Goal: Give the number of lines containing the word "this", and nothing else.

Source code of charts:

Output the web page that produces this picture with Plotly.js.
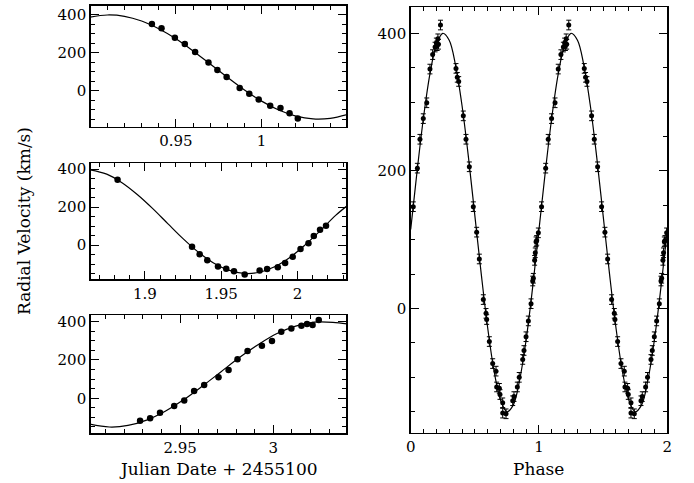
<!DOCTYPE html>
<html>
<head>
<meta charset="utf-8">
<script src="https://cdn.plot.ly/plotly-3.0.1.min.js"></script>
<style>html,body{margin:0;padding:0;background:#fff;}#chart{width:694px;height:483px;}</style>
</head>
<body>
<div id="chart"></div>
<script>
// ---- Panel 1 (top-left) observations ----
const topT = [0.936,0.9416,0.9494,0.9552,0.9612,0.969,0.9742,0.9796,0.9872,0.9928,0.9983,1.005,1.011,1.0163,1.0211];
const topV = [353,330,280,247,205,149,110,72,14,-16,-47,-79,-91,-119,-147];
// fitted curve
const topCurveT = [0.90,0.91,0.92,0.93,0.94,0.95,0.96,0.97,0.98,0.99,1.00,1.01,1.02,1.03,1.04,1.05];
const topCurveV = [389,400,393,368,327,274,210,141,71,4,-55,-102,-134,-149,-146,-126];

// ---- Panel 2 (middle-left) ----
const midT = [1.8821,1.9309,1.9359,1.9409,1.9479,1.9533,1.9584,1.9654,1.9752,1.9801,1.9871,1.9919,1.9969,2.0020,2.0072,2.0107,2.0148,2.0187];
const midV = [343,-9,-48,-80,-112,-124,-137,-155,-133,-126,-116,-94,-62,-20,9,48,80,101];
const midCurveT = [1.862,1.875,1.885,1.895,1.905,1.915,1.925,1.935,1.945,1.955,1.965,1.975,1.985,1.995,2.005,2.015,2.025,2.034];
const midCurveV = [399,373,328,266,193,113,34,-37,-94,-132,-149,-143,-114,-65,1,76,156,216];

// ---- Panel 3 (bottom-left) ----
const botT = [2.9285,2.9339,2.9392,2.9468,2.9522,2.9575,2.9629,2.9706,2.9760,2.9808,2.9862,2.9939,2.9993,3.0043,3.0097,3.0151,3.0181,3.0211,3.0244];
const botV = [-118,-104,-75,-40,-12,38,69,110,148,204,247,275,299,348,365,379,388,383,409];
const botCurveT = [2.900,2.912,2.922,2.932,2.942,2.952,2.962,2.972,2.982,2.992,3.002,3.012,3.022,3.032,3.042];
const botCurveV = [-132,-150,-142,-114,-68,-7,64,139,214,281,338,377,398,397,385];

// ---- Phase-folded panel (one cycle, shown twice) ----
const phase = [0.020,0.052,0.072,0.098,0.125,0.150,0.171,0.190,0.200,0.206,0.212,0.216,0.232,0.353,0.363,0.374,0.410,0.431,0.457,0.488,0.514,0.535,0.566,0.587,0.592,0.613,0.639,0.665,0.670,0.691,0.696,0.717,0.717,0.743,0.795,0.805,0.831,0.846,0.873,0.883,0.899,0.917,0.938,0.951,0.956,0.966,0.971,0.977,0.982,0.995];
const phaseV = [148,204,246,276,299,348,369,380,386,382,392,384,412,349,336,330,280,246,206,148,111,72,13,-7,-16,-48,-80,-91,-114,-116,-125,-137,-152,-153,-134,-128,-114,-100,-74,-61,-41,-18,7,40,44,70,81,97,99,110];
const phaseCurveP = [0,0.05,0.10,0.15,0.20,0.25,0.30,0.35,0.40,0.45,0.50,0.55,0.60,0.65,0.70,0.75,0.80,0.85,0.90,0.95,1.00];
const phaseCurveV = [115,200,278,341,383,400,390,353,295,220,135,50,-28,-91,-133,-150,-140,-103,-45,30,115];

// tick labels
const topTicks = [0.95, 1], topTickText = ['0.95','1'];
const midTicks = [1.9, 1.95, 2], midTickText = ['1.9','1.95','2'];
const botTicks = [2.95, 3], botTickText = ['2.95','3'];
const velTicks = [0, 200, 400], velTickText = ['0','200','400'];
const phaseTicks = [0, 1, 2], phaseTickText = ['0','1','2'];

const FONT = 'DejaVu Serif';
const pts = (x, y, xa, ya) => ({x, y, xaxis: xa, yaxis: ya, type: 'scatter', mode: 'markers',
  marker: {symbol: 'circle', size: 6.5, color: '#000'}, hoverinfo: 'skip'});
const crv = (x, y, xa, ya) => ({x, y, xaxis: xa, yaxis: ya, type: 'scatter', mode: 'lines',
  line: {color: '#000', width: 1.2, shape: 'spline'}, hoverinfo: 'skip'});

const phase2 = phase.concat(phase.map(p => p + 1));
const phaseV2 = phaseV.concat(phaseV);
const pcP = phaseCurveP.concat(phaseCurveP.slice(1).map(p => p + 1));
const pcV = phaseCurveV.concat(phaseCurveV.slice(1));

const traces = [
  crv(topCurveT, topCurveV, 'x', 'y'), pts(topT, topV, 'x', 'y'),
  crv(midCurveT, midCurveV, 'x2', 'y2'), pts(midT, midV, 'x2', 'y2'),
  crv(botCurveT, botCurveV, 'x3', 'y3'), pts(botT, botV, 'x3', 'y3'),
  crv(pcP, pcV, 'x4', 'y4'),
  Object.assign(pts(phase2, phaseV2, 'x4', 'y4'), {marker: {symbol: 'circle', size: 5, color: '#000'},
    error_y: {type: 'constant', value: 7, thickness: 1, width: 2.5, color: '#000'}})
];

function ax(extra, minorDtick) {
  return Object.assign({
    showline: true, linecolor: '#000', linewidth: 1.5, mirror: 'allticks',
    ticks: 'inside', ticklen: 8, tickwidth: 1, tickcolor: '#000',
    showgrid: false, zeroline: false, tickmode: 'array',
    tickfont: {family: FONT, size: 15, color: '#000'},
    minor: {ticks: 'inside', ticklen: 4, tickwidth: 1, tickcolor: '#000', showgrid: false,
            tickmode: 'linear', tick0: 0, dtick: minorDtick}
  }, extra);
}

const layout = {
  width: 694, height: 483,
  margin: {l: 0, r: 0, t: 0, b: 0},
  paper_bgcolor: '#fff', plot_bgcolor: '#fff',
  showlegend: false,
  xaxis:  ax({domain: [0.1307, 0.4990], range: [0.9003, 1.0494], anchor: 'y',  tickvals: topTicks, ticktext: topTickText}, 0.01),
  yaxis:  ax({domain: [0.7377, 0.9882], range: [-190, 449], anchor: 'x', tickvals: velTicks, ticktext: velTickText}, 50),
  xaxis2: ax({domain: [0.1307, 0.4990], range: [1.8645, 2.032], anchor: 'y2', tickvals: midTicks, ticktext: midTickText}, 0.01),
  yaxis2: ax({domain: [0.4217, 0.6619], range: [-180, 430], anchor: 'x2', tickvals: velTicks, ticktext: velTickText}, 50),
  xaxis3: ax({domain: [0.1307, 0.4990], range: [2.902, 3.0392], anchor: 'y3', tickvals: botTicks, ticktext: botTickText}, 0.01),
  yaxis3: ax({domain: [0.1029, 0.3478], range: [-183, 435], anchor: 'x3', tickvals: velTicks, ticktext: velTickText}, 50),
  xaxis4: ax({domain: [0.5918, 0.9615], range: [0, 2], anchor: 'y4', tickvals: phaseTicks, ticktext: phaseTickText}, 0.1),
  yaxis4: ax({domain: [0.1041, 0.9845], range: [-180.5, 437.5], anchor: 'x4', tickvals: velTicks, ticktext: velTickText}, 50),
  annotations: [
    {text: 'Radial Velocity (km/s)', xref: 'paper', yref: 'paper', x: 0.0346, y: 0.5424,
     xanchor: 'center', yanchor: 'middle', textangle: -90, showarrow: false,
     font: {family: FONT, size: 17, color: '#000'}},
    {text: 'Julian Date + 2455100', xref: 'paper', yref: 'paper', x: 0.3148, y: 0.0290,
     xanchor: 'center', yanchor: 'middle', showarrow: false,
     font: {family: FONT, size: 17, color: '#000'}},
    {text: 'Phase', xref: 'paper', yref: 'paper', x: 0.7766, y: 0.0290,
     xanchor: 'center', yanchor: 'middle', showarrow: false,
     font: {family: FONT, size: 17, color: '#000'}}
  ]
};

Plotly.newPlot('chart', traces, layout, {staticPlot: true, displayModeBar: false});
</script>
</body>
</html>
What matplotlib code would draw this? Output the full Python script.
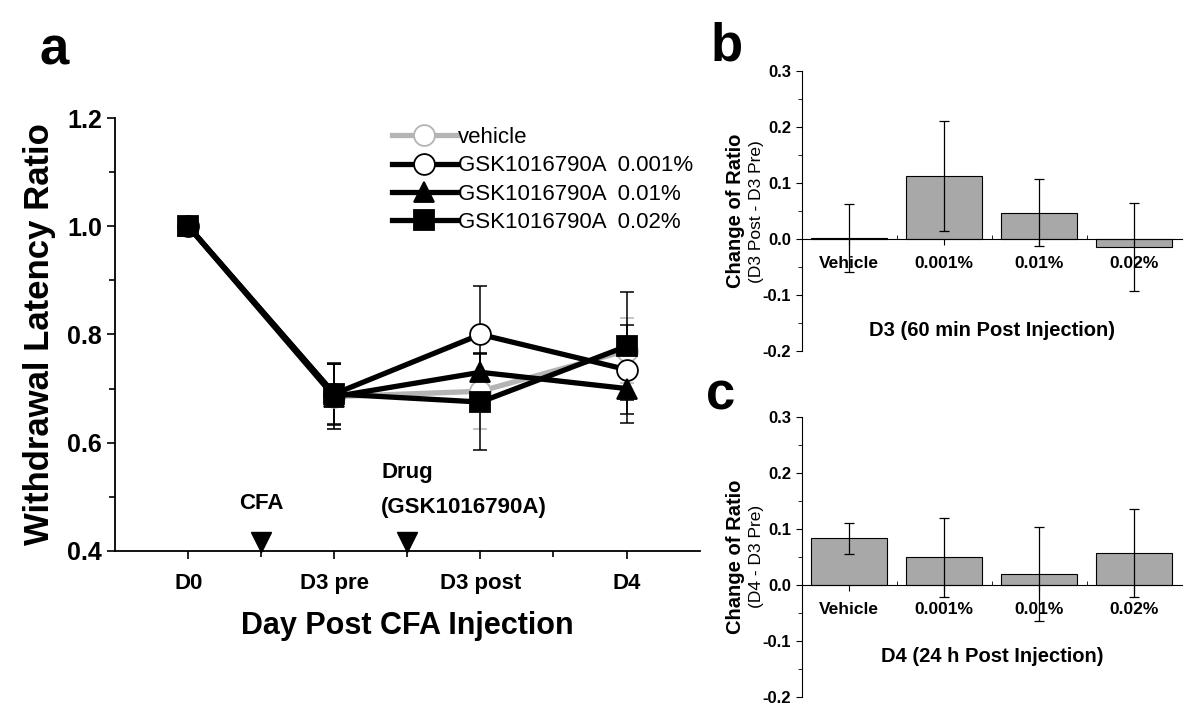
import numpy as np
import matplotlib
matplotlib.use('Agg')
import matplotlib.pyplot as plt
from matplotlib.ticker import MultipleLocator

plt.rcParams['font.family'] = ['Liberation Sans', 'DejaVu Sans']

days = ['D0', 'D3 pre', 'D3 post', 'D4']
vehicle = [1.0, 0.685, 0.695, 0.77]
vehicle_err = [0.0, 0.06, 0.07, 0.06]
gsk_0001 = [1.0, 0.69, 0.80, 0.735]
gsk_0001_err = [0.0, 0.055, 0.09, 0.083]
gsk_001 = [1.0, 0.685, 0.73, 0.70]
gsk_001_err = [0.0, 0.06, 0.035, 0.064]
gsk_002 = [1.0, 0.69, 0.675, 0.778]
gsk_002_err = [0.0, 0.058, 0.088, 0.1]

groups = ['Vehicle', '0.001%', '0.01%', '0.02%']
d3_change = [0.002, 0.113, 0.047, -0.014]
d3_change_err = [0.06, 0.098, 0.06, 0.079]
d4_change = [0.083, 0.049, 0.02, 0.057]
d4_change_err = [0.028, 0.07, 0.084, 0.079]

fig = plt.figure(figsize=(12, 7.2), dpi=100)

# ---- panel a
ax = fig.add_axes([0.096, 0.235, 0.487, 0.601])
x = np.arange(len(days))
gray = '#b4b4b4'

series = [
    (vehicle, vehicle_err, 'o', 'white', gray, gray, 'vehicle'),
    (gsk_0001, gsk_0001_err, 'o', 'white', 'black', 'black', 'GSK1016790A  0.001%'),
    (gsk_001, gsk_001_err, '^', 'black', 'black', 'black', 'GSK1016790A  0.01%'),
    (gsk_002, gsk_002_err, 's', 'black', 'black', 'black', 'GSK1016790A  0.02%'),
]
for vals, errs, mk, fc, ec, lc, lab in series:
    ax.errorbar(x[1:], vals[1:], yerr=errs[1:], fmt='none', ecolor=lc,
                elinewidth=1.1, capsize=5, capthick=1.1, zorder=2)
    ax.plot(x, vals, color=lc, lw=3.8, marker=mk, ms=15, mfc=fc, mec=ec,
            mew=1.3, label=lab, zorder=3)

ax.set_xlim(-0.5, 3.5)
ax.set_ylim(0.4, 1.2)
ax.set_xticks(x)
ax.set_xticklabels(days, fontsize=16, fontweight='bold')
ax.set_xticks([0.5, 1.5, 2.5], minor=True)
ax.set_yticks([0.4, 0.6, 0.8, 1.0, 1.2])
ax.set_yticklabels(['0.4', '0.6', '0.8', '1.0', '1.2'], fontsize=18, fontweight='bold')
ax.yaxis.set_minor_locator(MultipleLocator(0.1))
ax.tick_params(which='major', length=6, width=1.2, direction='out')
ax.tick_params(which='minor', length=4, width=1.2, direction='out')
ax.tick_params(axis='x', pad=10)
for s in ['top', 'right']:
    ax.spines[s].set_visible(False)
for s in ['left', 'bottom']:
    ax.spines[s].set_linewidth(1.3)
ax.set_ylabel('Withdrawal Latency Ratio', fontsize=25, fontweight='bold', labelpad=8)
ax.set_xlabel('Day Post CFA Injection', fontsize=22, fontweight='bold', labelpad=12)

ax.plot([0.5, 1.5], [0.4166, 0.4166], 'v', color='black', ms=15, clip_on=False, zorder=4)
ax.text(0.5, 0.488, 'CFA', ha='center', va='center', fontsize=16, fontweight='bold')
ax.text(1.32, 0.545, 'Drug', ha='left', va='center', fontsize=16, fontweight='bold')
ax.text(1.32, 0.480, '(GSK1016790A)', ha='left', va='center', fontsize=16, fontweight='bold')

ax.legend(loc='upper left', bbox_to_anchor=(0.455, 1.005), frameon=False, fontsize=16,
          handlelength=2.9, handletextpad=0.05, labelspacing=0.33, borderpad=0)

fig.text(0.033, 0.93, 'a', fontsize=38, fontweight='bold', va='center')


# ---- panels b, c
def bar_panel(rect, vals, errs, title, title_y, sublabel):
    bx = fig.add_axes(rect)
    pos = np.arange(len(groups))
    bx.bar(pos, vals, width=0.8, color='#a8a8a8', edgecolor='black', linewidth=0.8, zorder=2)
    bx.errorbar(pos, vals, yerr=errs, fmt='none', ecolor='black', elinewidth=0.9,
                capsize=3.5, capthick=0.9, zorder=3)
    bx.set_xlim(-0.5, 3.5)
    bx.set_ylim(-0.2, 0.3)
    bx.spines['bottom'].set_position(('data', 0))
    bx.spines['top'].set_visible(False)
    bx.spines['right'].set_visible(False)
    bx.set_xticks(pos)
    bx.set_xticklabels(groups, fontsize=12.5, fontweight='bold')
    bx.set_xticks([0.5, 1.5, 2.5], minor=True)
    bx.tick_params(axis='x', which='major', length=4, direction='out', pad=8)
    bx.tick_params(axis='x', which='minor', length=3, direction='in')
    bx.set_yticks([-0.2, -0.1, 0.0, 0.1, 0.2, 0.3])
    bx.set_yticklabels(['-0.2', '-0.1', '0.0', '0.1', '0.2', '0.3'], fontsize=12, fontweight='bold')
    bx.yaxis.set_minor_locator(MultipleLocator(0.05))
    bx.tick_params(axis='y', which='major', length=4, direction='out')
    bx.tick_params(axis='y', which='minor', length=3, direction='out')
    bx.text(0.5, title_y, title, transform=bx.transAxes, ha='center', va='center',
            fontsize=14.5, fontweight='bold')
    bx.text(-0.175, 0.5, 'Change of Ratio', transform=bx.transAxes, rotation=90,
            ha='center', va='center', fontsize=14.5, fontweight='bold')
    bx.text(-0.118, 0.5, sublabel, transform=bx.transAxes, rotation=90,
            ha='center', va='center', fontsize=12.5)
    return bx


bar_panel([0.668, 0.5125, 0.317, 0.3885], d3_change, d3_change_err,
          'D3 (60 min Post Injection)', 0.075, '(D3 Post - D3 Pre)')
bar_panel([0.668, 0.032, 0.317, 0.389], d4_change, d4_change_err,
          'D4 (24 h Post Injection)', 0.143, '(D4 - D3 Pre)')

fig.text(0.592, 0.935, 'b', fontsize=38, fontweight='bold', va='center')
fig.text(0.588, 0.45, 'c', fontsize=38, fontweight='bold', va='center')

fig.savefig('out.png', dpi=100, facecolor='white')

Task response: 2